## Stored dataset items
-=-=-=-=-

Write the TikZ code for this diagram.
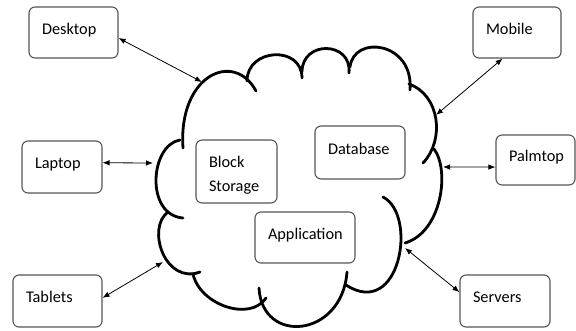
\documentclass[tikz,border=0pt]{standalone}
\usepackage{fontspec}
\setmainfont{Carlito}
\usetikzlibrary{arrows.meta}
\definecolor{borde}{HTML}{555555}

\begin{document}
\begin{tikzpicture}[x=1pt,y=-1pt,
  box/.style={draw=borde,line width=1.1pt,rounded corners=6pt,align=left,text width=#1,
    inner xsep=13pt,inner ysep=0pt,minimum height=51pt,text height=12pt,text depth=9pt,
    font=\fontsize{16.3}{24}\selectfont},
  lobe/.style={line width=2.8pt,line cap=round},
  link/.style={{Latex[length=7pt,width=5.5pt]}-{Latex[length=7pt,width=5.5pt]},line width=0.8pt}]
  \useasboundingbox (0,0) rectangle (576,330);

  % cloud, one curve per lobe
  \draw[lobe] (183,148) .. controls (178,75) and (234,50) .. (256,91);
  \draw[lobe] (247,81) .. controls (247,48) and (302,45) .. (302,78);
  \draw[lobe] (302,72) .. controls (302,40) and (352,41) .. (349,73);
  \draw[lobe] (350,67) .. controls (354,34) and (414,42) .. (410,90);
  \draw[lobe] (409,84) .. controls (440,95) and (445,140) .. (423,163);
  \draw[lobe] (434,149) .. controls (450,170) and (442,232) .. (405,243);
  \draw[lobe] (383,197) .. controls (418,215) and (400,320) .. (346,285);
  \draw[lobe] (347,272) .. controls (342,338) and (262,345) .. (259,288);
  \draw[lobe] (193,274) .. controls (200,305) and (250,322) .. (266,298);
  \draw[lobe] (168,212) .. controls (146,228) and (165,285) .. (200,272);
  \draw[lobe] (180,140) .. controls (150,145) and (145,215) .. (183,218);

  % inside the cloud
  \node[box=55pt,minimum height=63pt,text depth=21pt] (blk) at (236.5,171.5) {Block\\Storage};
  \node[box=64pt,minimum height=53pt] (db) at (360,152.5) {Database};
  \node[box=74pt] (app) at (305,237.5) {Application};

  % devices round it
  \node[box=63pt] (desk) at (73.5,32.5) {Desktop};
  \node[box=62pt] (mob) at (517,32.5) {Mobile};
  \node[box=54pt,minimum height=52pt] (lap) at (62,167) {Laptop};
  \node[box=53pt,minimum height=50pt] (pal) at (535.5,160) {Palmtop};
  \node[box=63pt,minimum height=52pt] (tab) at (57.5,301) {Tablets};
  \node[box=64pt,minimum height=52pt] (srv) at (505,301) {Servers};

  \coordinate (cdesk) at (202,82);
  \coordinate (cmob) at (436,115);
  \coordinate (clap) at (153,163);
  \coordinate (cpal) at (443,167);
  \coordinate (ctab) at (163,262);
  \coordinate (csrv) at (405,248);

  \draw[link] (desk.-7) -- (cdesk);
  \draw[link] (mob.-119) -- (cmob);
  \draw[link] (lap.6) -- (clap);
  \draw[link] (pal.190) -- (cpal);
  \draw[link] (tab.4) -- (ctab);
  \draw[link] (srv.169) -- (csrv);
\end{tikzpicture}
\end{document}
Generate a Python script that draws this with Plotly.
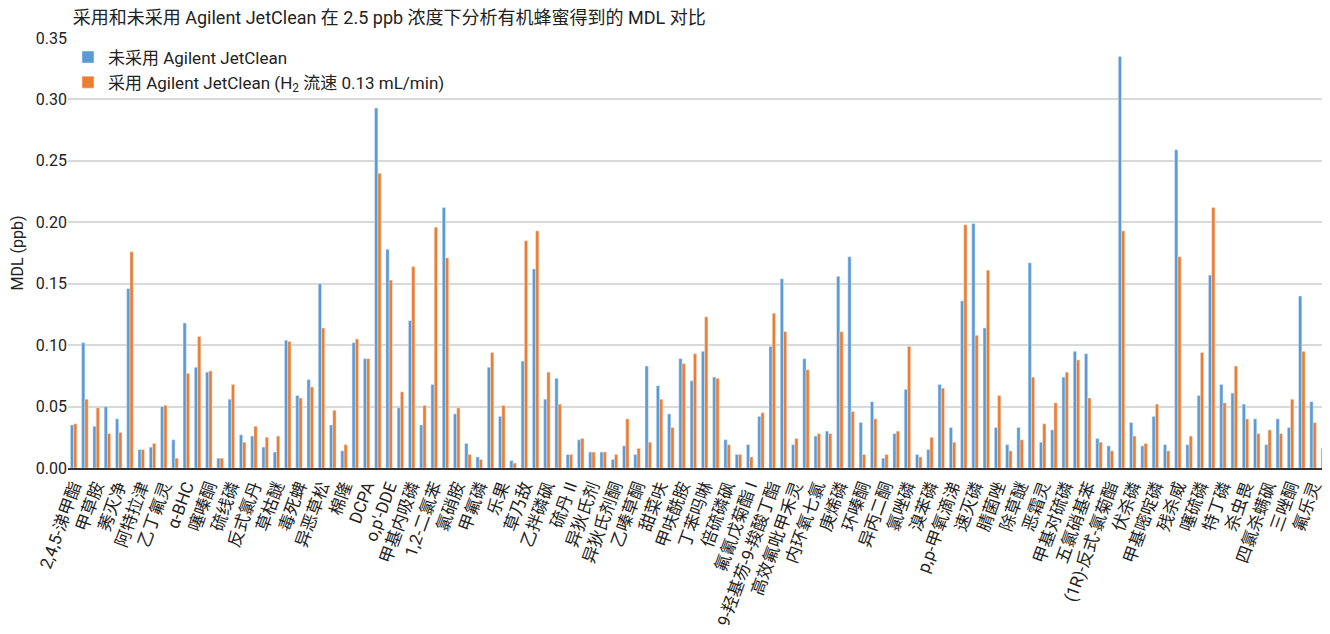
import plotly.graph_objects as go

title_text = "采用和未采用 Agilent JetClean 在 2.5 ppb 浓度下分析有机蜂蜜得到的 MDL 对比"
series_names = ["未采用 Agilent JetClean", "采用 Agilent JetClean (H<sub>2</sub> 流速 0.13 mL/min)"]

labels = [
    "2,4,5-涕甲酯", "甲草胺", "莠灭净", "阿特拉津", "乙丁氟灵", "α-BHC", "噻嗪酮", "硫线磷",
    "反式氯丹", "草枯醚", "毒死蜱", "异恶草松", "棉隆", "DCPA", "o,p'-DDE", "甲基内吸磷",
    "1,2-二氯苯", "氯硝胺", "甲氟磷", "乐果", "草乃敌", "乙拌磷砜", "硫丹 II", "异狄氏剂",
    "异狄氏剂酮", "乙嗪草酮", "甜菜呋", "甲呋酰胺", "丁苯吗啉", "倍硫磷砜", "氟氰戊菊酯 I",
    "9-羟基芴-9-羧酸丁酯", "高效氟吡甲禾灵", "内环氧七氯", "庚烯磷", "环嗪酮", "异丙二酮",
    "氯唑磷", "溴苯磷", "p,p-甲氧滴涕", "速灭磷", "腈菌唑", "除草醚", "恶霜灵", "甲基对硫磷",
    "五氯硝基苯", "(1R)-反式-氯菊酯", "伏杀磷", "甲基嘧啶磷", "残杀威", "噻硫磷", "特丁磷",
    "杀虫畏", "四氯杀螨砜", "三唑酮", "氟乐灵",
]

without_jetclean = [
    0.035, 0.102, 0.034, 0.050, 0.040, 0.146, 0.015, 0.017, 0.050, 0.023,
    0.118, 0.082, 0.078, 0.008, 0.056, 0.027, 0.026, 0.017, 0.013, 0.104,
    0.059, 0.072, 0.150, 0.035, 0.014, 0.102, 0.089, 0.293, 0.178, 0.049,
    0.120, 0.035, 0.068, 0.212, 0.044, 0.020, 0.009, 0.082, 0.042, 0.006,
    0.087, 0.162, 0.056, 0.073, 0.011, 0.023, 0.013, 0.013, 0.007, 0.018,
    0.011, 0.083, 0.067, 0.044, 0.089, 0.071, 0.095, 0.074, 0.023, 0.011,
    0.019, 0.042, 0.099, 0.154, 0.019, 0.089, 0.026, 0.030, 0.156, 0.172,
    0.037, 0.054, 0.008, 0.028, 0.064, 0.011, 0.015, 0.068, 0.033, 0.136,
    0.199, 0.114, 0.033, 0.019, 0.033, 0.167, 0.021, 0.031, 0.074, 0.095,
    0.093, 0.024, 0.018, 0.335, 0.037, 0.018, 0.042, 0.019, 0.259, 0.019,
    0.059, 0.157, 0.068, 0.061, 0.052, 0.040, 0.019, 0.040, 0.033, 0.140,
    0.054, 0.016,
]

with_jetclean = [
    0.036, 0.056, 0.049, 0.028, 0.029, 0.176, 0.015, 0.020, 0.051, 0.008,
    0.077, 0.107, 0.079, 0.008, 0.068, 0.021, 0.034, 0.025, 0.026, 0.103,
    0.057, 0.066, 0.114, 0.047, 0.019, 0.105, 0.089, 0.240, 0.153, 0.062,
    0.164, 0.051, 0.196, 0.171, 0.049, 0.011, 0.007, 0.094, 0.051, 0.004,
    0.185, 0.193, 0.078, 0.052, 0.011, 0.024, 0.013, 0.013, 0.011, 0.040,
    0.016, 0.021, 0.056, 0.033, 0.085, 0.093, 0.123, 0.073, 0.019, 0.011,
    0.009, 0.045, 0.126, 0.111, 0.024, 0.080, 0.028, 0.028, 0.111, 0.046,
    0.011, 0.040, 0.011, 0.030, 0.099, 0.009, 0.025, 0.065, 0.021, 0.198,
    0.108, 0.161, 0.059, 0.014, 0.023, 0.074, 0.036, 0.053, 0.078, 0.088,
    0.057, 0.021, 0.014, 0.193, 0.026, 0.020, 0.052, 0.014, 0.172, 0.026,
    0.094, 0.212, 0.053, 0.083, 0.040, 0.028, 0.031, 0.028, 0.056, 0.095,
    0.037, 0.011,
]

y_ticks = [0.00, 0.05, 0.10, 0.15, 0.20, 0.25, 0.30, 0.35]

n = len(without_jetclean)
x_idx = list(range(n))
tick_positions = x_idx[::2]

FONT = "Roboto, Noto Sans CJK SC, sans-serif"
TXT = "#222222"

fig = go.Figure()
fig.add_trace(go.Bar(x=x_idx, y=without_jetclean, name=series_names[0], marker_color="#5B9BD5"))
fig.add_trace(go.Bar(x=x_idx, y=with_jetclean, name=series_names[1], marker_color="#ED7D31"))

fig.update_layout(
    width=1322, height=626,
    margin=dict(l=60, r=0, t=30, b=166, autoexpand=False),
    paper_bgcolor="white", plot_bgcolor="white",
    barmode="group", bargap=0.42, bargroupgap=0.0,
    font=dict(family=FONT, size=16, color=TXT),
    title=dict(text=title_text, x=0.049, xanchor="left", y=0.984, yanchor="middle",
               font=dict(family=FONT, size=18, color=TXT)),
    legend=dict(x=0.0, y=0.9965, xanchor="left", yanchor="top",
                bgcolor="rgba(0,0,0,0)", font=dict(family=FONT, size=17, color=TXT),
                tracegroupgap=6, itemwidth=30),
    xaxis=dict(
        range=[-0.5, n - 0.5], tickmode="array", tickvals=tick_positions, ticktext=labels,
        tickangle=-70, showgrid=False, showline=True, linecolor="#333333", linewidth=1.5,
        ticks="", tickfont=dict(family=FONT, size=17, color=TXT), zeroline=False,
        automargin=False,
    ),
    yaxis=dict(
        range=[0, 0.35], tickmode="array", tickvals=y_ticks, tickformat=".2f",
        showgrid=True, gridcolor="#D9D9D9", gridwidth=1.5, zeroline=False,
        title=dict(text="MDL (ppb)", font=dict(family=FONT, size=16, color=TXT), standoff=10),
        tickfont=dict(family=FONT, size=16, color=TXT), automargin=False,
    ),
)

fig.write_html("out.html")
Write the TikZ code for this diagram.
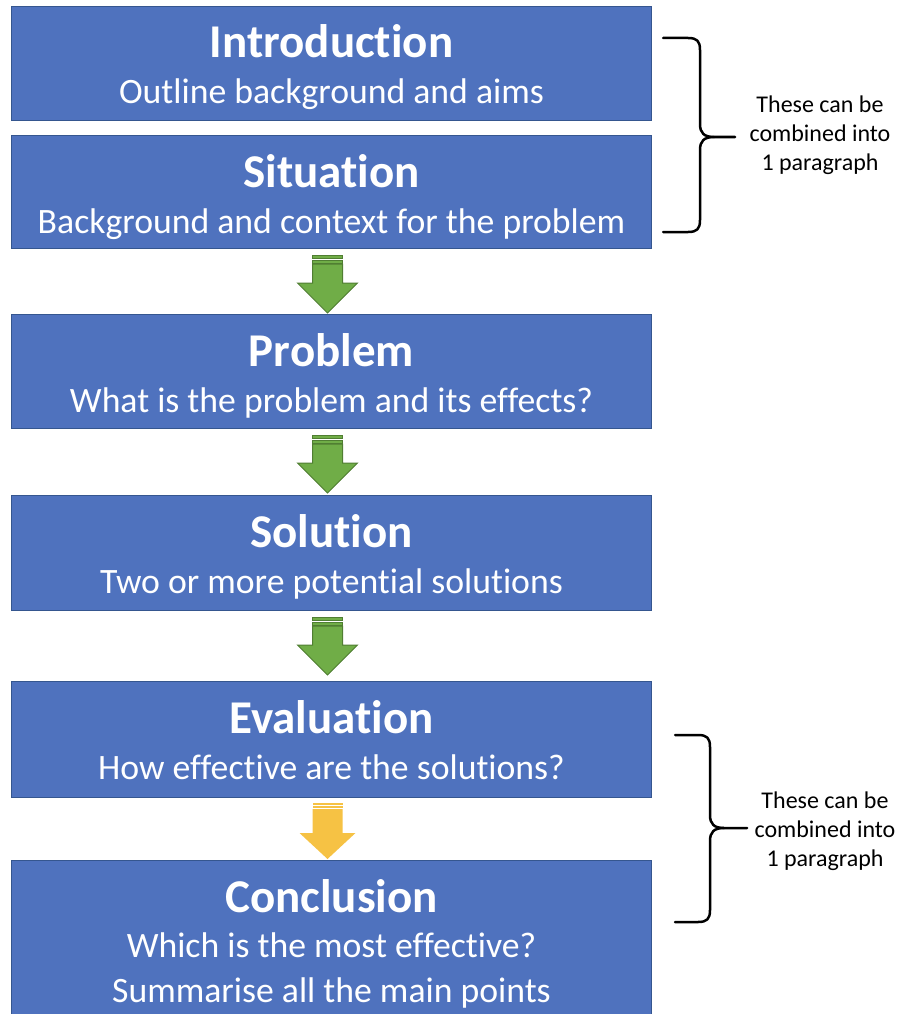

-=-=-=-=-

## Task
From the opening line of the entries above to the line containing "height=52pt] (srv) at", please transcribe each line exactly, skipping every picture.

## Result below
Write the TikZ code for this diagram.
\documentclass[tikz,border=0pt]{standalone}
\usepackage{fontspec}
\setmainfont{Carlito}
\usetikzlibrary{arrows.meta}
\definecolor{borde}{HTML}{555555}

\begin{document}
\begin{tikzpicture}[x=1pt,y=-1pt,
  box/.style={draw=borde,line width=1.1pt,rounded corners=6pt,align=left,text width=#1,
    inner xsep=13pt,inner ysep=0pt,minimum height=51pt,text height=12pt,text depth=9pt,
    font=\fontsize{16.3}{24}\selectfont},
  lobe/.style={line width=2.8pt,line cap=round},
  link/.style={{Latex[length=7pt,width=5.5pt]}-{Latex[length=7pt,width=5.5pt]},line width=0.8pt}]
  \useasboundingbox (0,0) rectangle (576,330);

  % cloud, one curve per lobe
  \draw[lobe] (183,148) .. controls (178,75) and (234,50) .. (256,91);
  \draw[lobe] (247,81) .. controls (247,48) and (302,45) .. (302,78);
  \draw[lobe] (302,72) .. controls (302,40) and (352,41) .. (349,73);
  \draw[lobe] (350,67) .. controls (354,34) and (414,42) .. (410,90);
  \draw[lobe] (409,84) .. controls (440,95) and (445,140) .. (423,163);
  \draw[lobe] (434,149) .. controls (450,170) and (442,232) .. (405,243);
  \draw[lobe] (383,197) .. controls (418,215) and (400,320) .. (346,285);
  \draw[lobe] (347,272) .. controls (342,338) and (262,345) .. (259,288);
  \draw[lobe] (193,274) .. controls (200,305) and (250,322) .. (266,298);
  \draw[lobe] (168,212) .. controls (146,228) and (165,285) .. (200,272);
  \draw[lobe] (180,140) .. controls (150,145) and (145,215) .. (183,218);

  % inside the cloud
  \node[box=55pt,minimum height=63pt,text depth=21pt] (blk) at (236.5,171.5) {Block\\Storage};
  \node[box=64pt,minimum height=53pt] (db) at (360,152.5) {Database};
  \node[box=74pt] (app) at (305,237.5) {Application};

  % devices round it
  \node[box=63pt] (desk) at (73.5,32.5) {Desktop};
  \node[box=62pt] (mob) at (517,32.5) {Mobile};
  \node[box=54pt,minimum height=52pt] (lap) at (62,167) {Laptop};
  \node[box=53pt,minimum height=50pt] (pal) at (535.5,160) {Palmtop};
  \node[box=63pt,minimum height=52pt] (tab) at (57.5,301) {Tablets};
  \node[box=64pt,minimum height=52pt] (srv) at (505,301) {Servers};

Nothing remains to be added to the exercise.